Mohammed Ajmal Kasab is the lone survivor out of 10 gunmen who killed 166 people in the three-day rampage.
Prosecutors said he and an accomplice killed 58 people and wounded 104 others at one of Mumbai’s busiest railway stations.
Judge ML Tahiliyani acquitted two Indians who had been accused of helping plot the attacks.
India blames a Pakistan-based militant group, Lashkar-e-Taiba, for the attack.
Sentencing was set for tomorrow, when Kasab faces a possible death penalty.
In his verdict, the judge said Kasab was a member of Lashkar-e-Taiba.
The evidence against Kasab included footage from closed circuit cameras sited in and around the train station and the testimony of more than 600 witnesses.
The trial was conducted in four languages in a special court in Mumbai’s high security Arthur Road jail, where Kasab was held since his arrest. He was arrested on the first night of the siege.

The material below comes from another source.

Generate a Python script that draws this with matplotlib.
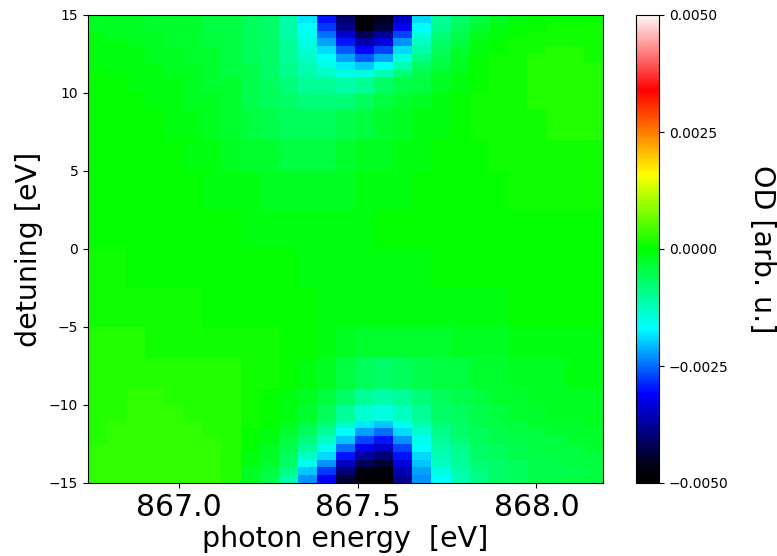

On Monday, security at the prison and the surrounding areas was exceptionally tight, with armed police and paramilitary troops on alert.
Despite its complexity, the trial lasted only about a year. This was unusually quick for India’s notoriously slow judicial system.
One of the memorable moments in the trial came in July, when Kasab made a surprise confession and admitted to committing the killings. He later retracted that statement and claimed he had been tortured.
The attacks and subsequent investigation have added pressure to the already tense relationship between India and Pakistan.